**DATASET CONTENT**
════

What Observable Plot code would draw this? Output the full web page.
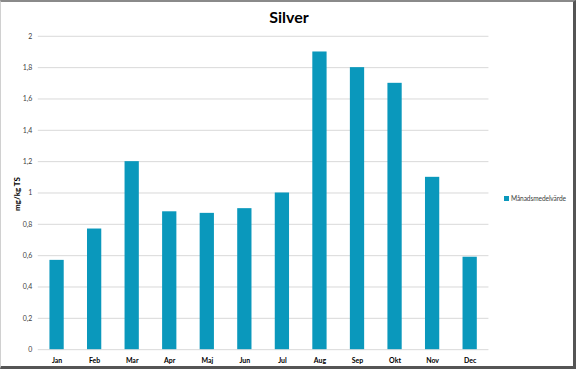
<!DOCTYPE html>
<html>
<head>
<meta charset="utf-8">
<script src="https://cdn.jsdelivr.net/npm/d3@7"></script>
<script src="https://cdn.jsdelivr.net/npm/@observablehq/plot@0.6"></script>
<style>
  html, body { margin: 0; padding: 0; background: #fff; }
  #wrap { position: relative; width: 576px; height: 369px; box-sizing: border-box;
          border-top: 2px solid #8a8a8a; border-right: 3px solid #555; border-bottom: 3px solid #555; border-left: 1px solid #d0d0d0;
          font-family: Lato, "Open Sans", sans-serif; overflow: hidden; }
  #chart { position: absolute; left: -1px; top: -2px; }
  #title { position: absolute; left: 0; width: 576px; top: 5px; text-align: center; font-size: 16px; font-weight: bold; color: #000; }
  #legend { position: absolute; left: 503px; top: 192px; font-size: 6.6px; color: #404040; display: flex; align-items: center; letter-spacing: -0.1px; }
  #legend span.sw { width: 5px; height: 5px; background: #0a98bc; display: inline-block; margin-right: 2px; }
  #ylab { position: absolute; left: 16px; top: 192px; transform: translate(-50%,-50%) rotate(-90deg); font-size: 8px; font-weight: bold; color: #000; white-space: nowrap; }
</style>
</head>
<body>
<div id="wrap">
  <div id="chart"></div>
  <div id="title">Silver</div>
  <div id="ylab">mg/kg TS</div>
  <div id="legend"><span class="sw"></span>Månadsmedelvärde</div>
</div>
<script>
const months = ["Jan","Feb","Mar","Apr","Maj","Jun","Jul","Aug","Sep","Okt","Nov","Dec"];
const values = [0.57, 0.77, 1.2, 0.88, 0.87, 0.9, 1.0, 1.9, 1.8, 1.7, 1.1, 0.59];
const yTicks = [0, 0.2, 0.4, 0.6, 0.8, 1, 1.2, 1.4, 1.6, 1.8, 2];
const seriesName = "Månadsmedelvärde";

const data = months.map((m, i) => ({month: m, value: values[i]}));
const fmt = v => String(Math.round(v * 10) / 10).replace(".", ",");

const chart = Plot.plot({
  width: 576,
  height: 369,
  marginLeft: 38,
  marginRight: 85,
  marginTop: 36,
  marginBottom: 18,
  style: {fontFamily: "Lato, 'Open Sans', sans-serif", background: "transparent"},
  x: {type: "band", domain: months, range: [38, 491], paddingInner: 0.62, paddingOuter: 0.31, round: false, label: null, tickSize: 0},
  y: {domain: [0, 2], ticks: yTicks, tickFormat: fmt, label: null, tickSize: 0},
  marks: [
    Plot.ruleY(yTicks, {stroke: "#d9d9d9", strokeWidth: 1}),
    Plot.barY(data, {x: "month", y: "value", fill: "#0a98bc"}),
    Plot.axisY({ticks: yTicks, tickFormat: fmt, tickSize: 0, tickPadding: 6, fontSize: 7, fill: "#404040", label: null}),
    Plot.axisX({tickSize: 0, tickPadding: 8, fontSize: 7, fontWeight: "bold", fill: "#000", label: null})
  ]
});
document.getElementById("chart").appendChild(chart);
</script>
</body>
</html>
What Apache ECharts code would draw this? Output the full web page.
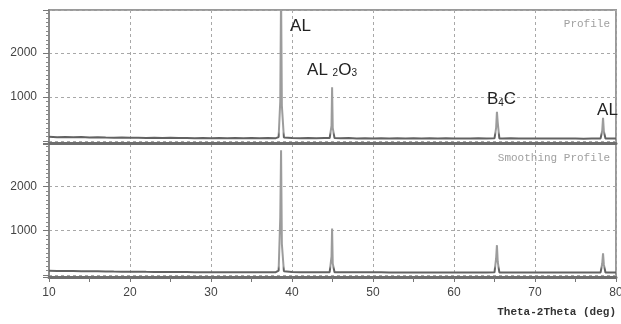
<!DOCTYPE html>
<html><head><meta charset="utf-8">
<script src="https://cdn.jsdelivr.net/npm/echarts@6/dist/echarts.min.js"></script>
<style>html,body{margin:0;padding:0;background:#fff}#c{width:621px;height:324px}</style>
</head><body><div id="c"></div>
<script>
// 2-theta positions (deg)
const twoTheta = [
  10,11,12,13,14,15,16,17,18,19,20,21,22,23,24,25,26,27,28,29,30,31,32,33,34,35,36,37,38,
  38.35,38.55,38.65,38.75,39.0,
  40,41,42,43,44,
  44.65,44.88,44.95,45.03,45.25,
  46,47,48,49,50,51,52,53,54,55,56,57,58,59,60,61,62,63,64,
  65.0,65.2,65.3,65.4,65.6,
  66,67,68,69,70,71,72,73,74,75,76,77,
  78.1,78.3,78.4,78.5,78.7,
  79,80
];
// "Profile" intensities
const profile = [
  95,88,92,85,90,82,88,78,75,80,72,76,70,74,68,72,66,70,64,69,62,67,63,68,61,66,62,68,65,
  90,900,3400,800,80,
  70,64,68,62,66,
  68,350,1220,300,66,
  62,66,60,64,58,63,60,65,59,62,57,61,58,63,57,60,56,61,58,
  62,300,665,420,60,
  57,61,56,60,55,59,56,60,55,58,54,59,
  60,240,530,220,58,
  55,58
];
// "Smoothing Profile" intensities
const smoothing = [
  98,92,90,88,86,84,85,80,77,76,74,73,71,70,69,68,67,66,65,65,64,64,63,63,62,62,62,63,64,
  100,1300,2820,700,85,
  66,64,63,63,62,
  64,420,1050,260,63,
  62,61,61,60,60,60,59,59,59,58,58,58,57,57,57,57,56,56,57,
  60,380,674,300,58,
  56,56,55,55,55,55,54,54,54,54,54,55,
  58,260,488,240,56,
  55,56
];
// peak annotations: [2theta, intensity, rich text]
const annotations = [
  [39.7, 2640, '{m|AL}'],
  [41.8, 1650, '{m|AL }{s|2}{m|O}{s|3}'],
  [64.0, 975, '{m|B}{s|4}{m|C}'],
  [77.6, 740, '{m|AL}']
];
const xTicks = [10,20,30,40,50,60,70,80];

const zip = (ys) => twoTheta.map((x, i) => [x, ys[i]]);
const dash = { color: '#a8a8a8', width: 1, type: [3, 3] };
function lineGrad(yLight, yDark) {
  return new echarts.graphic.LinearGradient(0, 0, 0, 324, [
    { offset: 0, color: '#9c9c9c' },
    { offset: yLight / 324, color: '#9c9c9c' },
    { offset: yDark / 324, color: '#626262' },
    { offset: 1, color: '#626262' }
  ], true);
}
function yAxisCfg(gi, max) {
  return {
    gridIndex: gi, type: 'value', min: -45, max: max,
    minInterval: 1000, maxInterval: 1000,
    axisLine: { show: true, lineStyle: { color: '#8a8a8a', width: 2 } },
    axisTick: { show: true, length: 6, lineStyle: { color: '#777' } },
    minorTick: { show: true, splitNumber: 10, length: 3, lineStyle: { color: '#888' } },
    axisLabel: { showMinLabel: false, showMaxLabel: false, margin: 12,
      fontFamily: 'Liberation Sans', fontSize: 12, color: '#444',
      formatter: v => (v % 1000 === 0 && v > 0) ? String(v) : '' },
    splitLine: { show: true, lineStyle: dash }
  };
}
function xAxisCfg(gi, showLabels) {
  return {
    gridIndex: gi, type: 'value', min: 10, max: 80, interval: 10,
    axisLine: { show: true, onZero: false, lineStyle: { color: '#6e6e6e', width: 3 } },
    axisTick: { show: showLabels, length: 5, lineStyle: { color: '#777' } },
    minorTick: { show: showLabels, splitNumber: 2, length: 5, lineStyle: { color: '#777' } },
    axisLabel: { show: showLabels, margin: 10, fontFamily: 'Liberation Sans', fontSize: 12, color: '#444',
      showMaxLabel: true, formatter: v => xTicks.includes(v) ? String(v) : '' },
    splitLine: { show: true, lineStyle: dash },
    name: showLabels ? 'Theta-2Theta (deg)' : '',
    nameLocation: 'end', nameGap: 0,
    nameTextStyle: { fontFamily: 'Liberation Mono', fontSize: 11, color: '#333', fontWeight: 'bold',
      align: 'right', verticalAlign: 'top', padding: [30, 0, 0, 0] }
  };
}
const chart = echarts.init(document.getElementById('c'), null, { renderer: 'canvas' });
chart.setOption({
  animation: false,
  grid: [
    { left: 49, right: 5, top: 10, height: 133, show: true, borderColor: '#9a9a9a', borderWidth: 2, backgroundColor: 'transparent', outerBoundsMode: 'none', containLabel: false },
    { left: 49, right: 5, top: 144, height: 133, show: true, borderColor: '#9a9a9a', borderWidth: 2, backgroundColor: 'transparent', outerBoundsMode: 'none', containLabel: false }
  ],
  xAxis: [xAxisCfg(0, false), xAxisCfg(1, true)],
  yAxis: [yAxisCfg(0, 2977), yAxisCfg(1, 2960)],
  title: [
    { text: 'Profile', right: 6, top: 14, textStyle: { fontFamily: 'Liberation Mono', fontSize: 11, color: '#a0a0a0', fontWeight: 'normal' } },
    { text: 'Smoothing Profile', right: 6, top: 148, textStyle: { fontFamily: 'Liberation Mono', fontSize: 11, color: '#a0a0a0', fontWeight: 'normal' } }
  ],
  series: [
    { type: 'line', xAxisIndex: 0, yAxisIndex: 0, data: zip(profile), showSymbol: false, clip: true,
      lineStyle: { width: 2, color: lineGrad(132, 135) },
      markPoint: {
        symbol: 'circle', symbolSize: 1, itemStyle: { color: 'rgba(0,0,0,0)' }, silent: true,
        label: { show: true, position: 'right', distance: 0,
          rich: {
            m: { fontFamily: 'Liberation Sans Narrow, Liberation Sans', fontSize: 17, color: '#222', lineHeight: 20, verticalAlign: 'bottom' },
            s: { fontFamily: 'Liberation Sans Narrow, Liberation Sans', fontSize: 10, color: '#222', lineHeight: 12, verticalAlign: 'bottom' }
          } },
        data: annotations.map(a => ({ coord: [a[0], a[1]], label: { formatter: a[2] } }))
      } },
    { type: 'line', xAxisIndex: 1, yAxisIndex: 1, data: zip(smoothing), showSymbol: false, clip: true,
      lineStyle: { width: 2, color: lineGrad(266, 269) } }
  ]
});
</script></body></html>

════

Above are some records; quote exactly and only the lines that begin at the line containing "What Apache ECharts" and stop after the line containing "const xTicks = [10,20,30,40,50,60,70,80];", leaving out the pictures.

**RESULT FOR THIS EXERCISE**
What Apache ECharts code would draw this? Output the full web page.
<!DOCTYPE html>
<html><head><meta charset="utf-8">
<script src="https://cdn.jsdelivr.net/npm/echarts@6/dist/echarts.min.js"></script>
<style>html,body{margin:0;padding:0;background:#fff}#c{width:621px;height:324px}</style>
</head><body><div id="c"></div>
<script>
// 2-theta positions (deg)
const twoTheta = [
  10,11,12,13,14,15,16,17,18,19,20,21,22,23,24,25,26,27,28,29,30,31,32,33,34,35,36,37,38,
  38.35,38.55,38.65,38.75,39.0,
  40,41,42,43,44,
  44.65,44.88,44.95,45.03,45.25,
  46,47,48,49,50,51,52,53,54,55,56,57,58,59,60,61,62,63,64,
  65.0,65.2,65.3,65.4,65.6,
  66,67,68,69,70,71,72,73,74,75,76,77,
  78.1,78.3,78.4,78.5,78.7,
  79,80
];
// "Profile" intensities
const profile = [
  95,88,92,85,90,82,88,78,75,80,72,76,70,74,68,72,66,70,64,69,62,67,63,68,61,66,62,68,65,
  90,900,3400,800,80,
  70,64,68,62,66,
  68,350,1220,300,66,
  62,66,60,64,58,63,60,65,59,62,57,61,58,63,57,60,56,61,58,
  62,300,665,420,60,
  57,61,56,60,55,59,56,60,55,58,54,59,
  60,240,530,220,58,
  55,58
];
// "Smoothing Profile" intensities
const smoothing = [
  98,92,90,88,86,84,85,80,77,76,74,73,71,70,69,68,67,66,65,65,64,64,63,63,62,62,62,63,64,
  100,1300,2820,700,85,
  66,64,63,63,62,
  64,420,1050,260,63,
  62,61,61,60,60,60,59,59,59,58,58,58,57,57,57,57,56,56,57,
  60,380,674,300,58,
  56,56,55,55,55,55,54,54,54,54,54,55,
  58,260,488,240,56,
  55,56
];
// peak annotations: [2theta, intensity, rich text]
const annotations = [
  [39.7, 2640, '{m|AL}'],
  [41.8, 1650, '{m|AL }{s|2}{m|O}{s|3}'],
  [64.0, 975, '{m|B}{s|4}{m|C}'],
  [77.6, 740, '{m|AL}']
];
const xTicks = [10,20,30,40,50,60,70,80];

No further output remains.